Juggler of words and children…collector of pottery shards
My mom tells me I was in church within mere days after my birth. Many of my earliest memories are of little country churches and the good, kind people who filled them. My Dad was the Pastor, so church was my second home. It was the place where I tasted my first stick of Juicy Fruit gum, and was lulled to sleep on worn wooden pews to the sweet sound of “Just As I Am”.
I have been to more church services than I could possibly count, and not just the ones my father officiated. There were regular revival meetings, and weeks spent away at church camp too. Over the years, the sermons built up in my head in a great collage of stories and character sketches from 2,000 years before my birth. In my childish processing of great truths I divided men and women, who possessed all the complexities of flesh and bone, into teams. There were the good and the bad, the Saints and the Screw-ups.
The truth is, it is tempting to judge the men and women of the Bible harshly, isn’t it? We are armchair quarterbacks to the Super Bowl of history, pontificating at length as to just how we would have done it better.
Peter gets slammed for his denial. Thomas for his doubt. Judas for his betrayal. All the while, we conveniently forget our own tendencies to walk in their faltering footsteps. As I’ve grown older and come face to face with my own cowardice, faithlessness, and treachery (among other failings) I have developed soft spots for Team Screw-up.
And when I quit judging them, I realized I could learn from them.
Take Mary Magdalene for instance. She has been terribly maligned by history. She has been painted as a woman of ill-repute with no evidence to back up the claim. Others have claimed she was the lover or wife of Jesus, again without a shred of credible evidence to back their theory.
I am deeply offended by the cheapening of Mary’s love for Jesus, because here is the reality- Mary loved Christ as her Savior because he had delivered her from absolute torment. Mark 16:9 tells us Jesus delivered Mary from seven demons.
His deliverance birthed a devotion in her that others could only hope to imitate. Mary’s love for Christ took her to the foot of his cross, to the tomb to watch his burial from a distance (the only place as a woman she could be), and then back to the tomb as soon as she was able with spices in hand to grace him with proper burial.
When she found he was not there, her love took her further. It carried her back to the disciples with the news, then to the garden once again. When Peter and John left her there with no explanation, she collapsed under the weight of her grief and God granted her an audience with angels the men had been denied.
When she turned in the tomb to find a man who she thought was a gardener standing in the doorway, she begged for the body of Christ. Her love took her past social constraints of the time which prohibited a woman from speaking to a man who was a stranger. Her love even convinced her that she could in and of herself carry Jesus’ body to safety if only she knew where it was.
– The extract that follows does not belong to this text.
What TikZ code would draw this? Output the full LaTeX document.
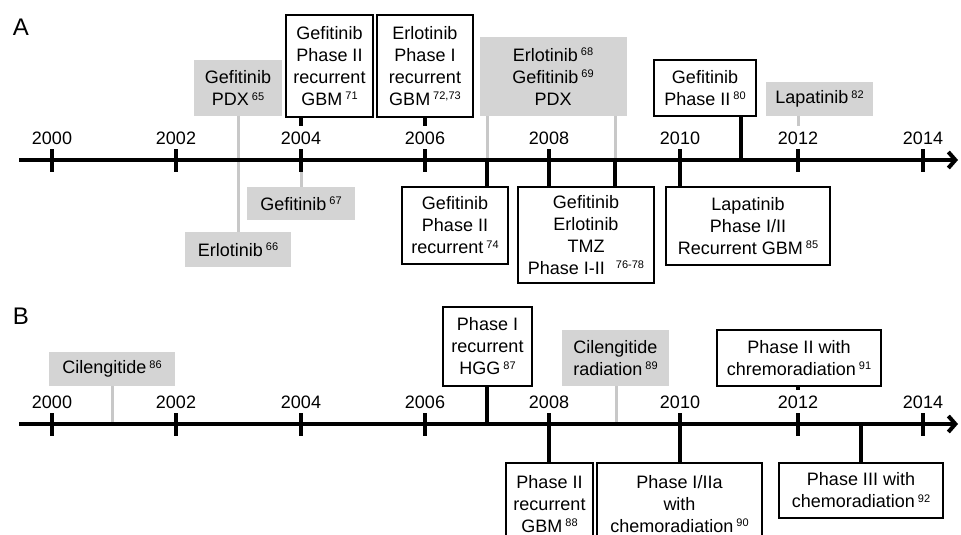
\documentclass[tikz,border=0pt]{standalone}
\usepackage{fontspec}
\setmainfont{Liberation Sans}
\usetikzlibrary{arrows.meta}
\definecolor{boxgray}{RGB}{212,212,212}
\definecolor{linegray}{RGB}{200,200,200}
\newcommand{\refno}[1]{\,\raisebox{5.5pt}{\fontsize{11}{11}\selectfont #1}}
\tikzset{
  evbox/.style={draw, line width=2pt, fill=white, align=center, inner sep=0pt},
  grbox/.style={fill=boxgray, align=center, inner sep=0pt},
  yearlbl/.style={inner sep=0pt, outer sep=6pt},
  bline/.style={line width=3.5pt},
  gline/.style={line width=3pt, draw=linegray},
  axisline/.style={line width=4pt, -{Straight Barb[length=7pt,width=16pt]}},
  tickline/.style={line width=4pt},
  panel/.style={font=\fontsize{24}{24}\selectfont}
}
\begin{document}
\begin{tikzpicture}[x=1pt,y=-1pt,font=\fontsize{18}{22}\selectfont]
\useasboundingbox (0,0) rectangle (961,535);
\clip (0,0) rectangle (961,535);
\node[panel] (pA) at (21,27) {A};
\node[panel] (pB) at (21,316) {B};

\node[yearlbl] (a2000) at (52,138) {2000};
\node[yearlbl] (a2002) at (176,138) {2002};
\node[yearlbl] (a2004) at (301,138) {2004};
\node[yearlbl] (a2006) at (425,138) {2006};
\node[yearlbl] (a2008) at (549,138) {2008};
\node[yearlbl] (a2010) at (680,138) {2010};
\node[yearlbl] (a2012) at (798,138) {2012};
\node[yearlbl] (a2014) at (923,138) {2014};
\node[yearlbl] (b2000) at (52,402) {2000};
\node[yearlbl] (b2002) at (176,402) {2002};
\node[yearlbl] (b2004) at (301,402) {2004};
\node[yearlbl] (b2006) at (425,402) {2006};
\node[yearlbl] (b2008) at (549,402) {2008};
\node[yearlbl] (b2010) at (680,402) {2010};
\node[yearlbl] (b2012) at (798,402) {2012};
\node[yearlbl] (b2014) at (923,402) {2014};

\coordinate (A0) at (19,160);
\coordinate (A1) at (958,160);
\coordinate (A2003) at (238,160);
\coordinate (A2004) at (301,160);
\coordinate (A2007) at (487,160);
\coordinate (A2008) at (549,160);
\coordinate (A2009) at (615,160);
\coordinate (A2010) at (680,160);
\coordinate (A2011) at (741,160);
\coordinate (B0) at (19,424);
\coordinate (B1) at (958,424);
\coordinate (B2001) at (112,424);
\coordinate (B2007) at (487,424);
\coordinate (B2008) at (549,424);
\coordinate (B2009) at (616,424);
\coordinate (B2010) at (680,424);
\coordinate (B2013) at (861,424);

\node[grbox, minimum width=88, minimum height=56] (pdx65) at (238,88) {Gefitinib\\PDX\refno{65}};
\node[grbox, minimum width=106, minimum height=35] (erl66) at (238,249.5) {Erlotinib\refno{66}};
\node[grbox, minimum width=108, minimum height=33] (gef67) at (301,203.5) {Gefitinib\refno{67}};
\node[evbox, minimum width=87, minimum height=102] (gef71) at (329.5,66) {Gefitinib\\Phase II\\recurrent\\GBM\refno{71}};
\node[evbox, minimum width=96, minimum height=102] (erl72) at (425,66) {Erlotinib\\Phase I\\recurrent\\GBM\refno{72,73}};
\node[grbox, minimum width=147, minimum height=79] (pdx68) at (553,76.5) {Erlotinib\refno{68}\\Gefitinib\refno{69}\\PDX};
\node[evbox, minimum width=102, minimum height=56] (gef80) at (705,88) {Gefitinib\\Phase II\refno{80}};
\node[grbox, minimum width=107, minimum height=34] (lap82) at (819.5,99) {Lapatinib\refno{82}};
\node[evbox, minimum width=106, minimum height=77] (gef74) at (455,225.5) {Gefitinib\\Phase II\\recurrent\refno{74}};
\node[evbox, minimum width=136, minimum height=96] (tmz76) at (586,235) {Gefitinib\\Erlotinib\\TMZ\\Phase I-II\hspace{8pt}\refno{76-78}};
\node[evbox, minimum width=164, minimum height=78] (lap85) at (748,226) {Lapatinib\\Phase I/II\\Recurrent GBM\refno{85}};

\node[grbox, minimum width=126, minimum height=34] (cil86) at (112,369) {Cilengitide\refno{86}};
\node[evbox, minimum width=89, minimum height=79] (hgg87) at (487.5,346.5) {Phase I\\recurrent\\HGG\refno{87}};
\node[grbox, minimum width=107, minimum height=56] (rad89) at (615.5,358) {Cilengitide\\radiation\refno{89}};
\node[evbox, minimum width=164, minimum height=56] (chr91) at (799,358) {Phase II with\\chremoradiation\refno{91}};
\node[evbox, minimum width=87, minimum height=82] (gbm88) at (549.5,504) {Phase II\\recurrent\\GBM\refno{88}};
\node[evbox, minimum width=165, minimum height=82] (chr90) at (679.5,504) {Phase I/IIa\\with\\chemoradiation\refno{90}};
\node[evbox, minimum width=164, minimum height=55] (chr92) at (861,490.5) {Phase III with\\chemoradiation\refno{92}};

\draw[gline] (pdx65.south) -- (erl66.north);
\draw[gline] (A2004) -- (gef67.north);
\draw[bline] (a2004.north |- gef71.south) -- (a2004.north);
\draw[bline] (erl72.south) -- (a2006.north);
\draw[gline] (A2007 |- pdx68.south) -- (A2007);
\draw[gline] (A2009 |- pdx68.south) -- (A2009);
\draw[bline] (A2007) -- (A2007 |- gef74.north);
\draw[bline] (A2008) -- (A2008 |- tmz76.north);
\draw[bline] (A2009) -- (A2009 |- tmz76.north);
\draw[bline] (A2011 |- gef80.south) -- (A2011);
\draw[gline] (a2012.north |- lap82.south) -- (a2012.north);
\draw[bline] (A2010) -- (A2010 |- lap85.north);

\draw[gline] (cil86.south) -- (B2001);
\draw[bline] (B2007 |- hgg87.south) -- (B2007);
\draw[gline] (B2009 |- rad89.south) -- (B2009);
\draw[bline] (b2012.north |- chr91.south) -- (b2012.north);
\draw[bline] (B2008) -- (B2008 |- gbm88.north);
\draw[bline] (B2010) -- (B2010 |- chr90.north);
\draw[bline] (B2013) -- (B2013 |- chr92.north);

\draw[axisline] (A0) -- (A1);
\draw[axisline] (B0) -- (B1);
\draw[tickline] (52,149) -- (52,172) (176,149) -- (176,172) (301,149) -- (301,172) (425,149) -- (425,172)
  (549,149) -- (549,172) (680,149) -- (680,172) (798,149) -- (798,172) (923,149) -- (923,172);
\draw[tickline] (52,413) -- (52,436) (176,413) -- (176,436) (301,413) -- (301,436) (425,413) -- (425,436)
  (549,413) -- (549,436) (680,413) -- (680,436) (798,413) -- (798,436) (923,413) -- (923,436);
\end{tikzpicture}
\end{document}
This love, broken in grief, was so strong that it did what none other that morning had done, it called to the risen Savior to reveal himself.
“He asked her, “Woman, why are you crying? Who is it you are looking for?”
Thinking he was the gardener, she said, “Sir, if you have carried him away, tell me where you have put him, and I will get him.”
Jesus said to her, “Mary.” John 20:15-16 (NIV)
Alfred Edersheim says that though Mary did not recognize Christ in his resurrected body, she could never mistake his voice, not when he who had once delivered her from seven demons called her name. (Life and Times of Jesus the Messiah)
And so it is with us. At times, we are blinded to Christ’s presence by loss and grief. We struggle to know he is near when we cry bitter tears with Peter over our cowardice, wrestle doubt beside Thomas, and contemplate our next step in the aftermath of treachery.
But though we may not see him in the dim light of our devastation, we cannot mistake his voice when he tenderly calls us by name.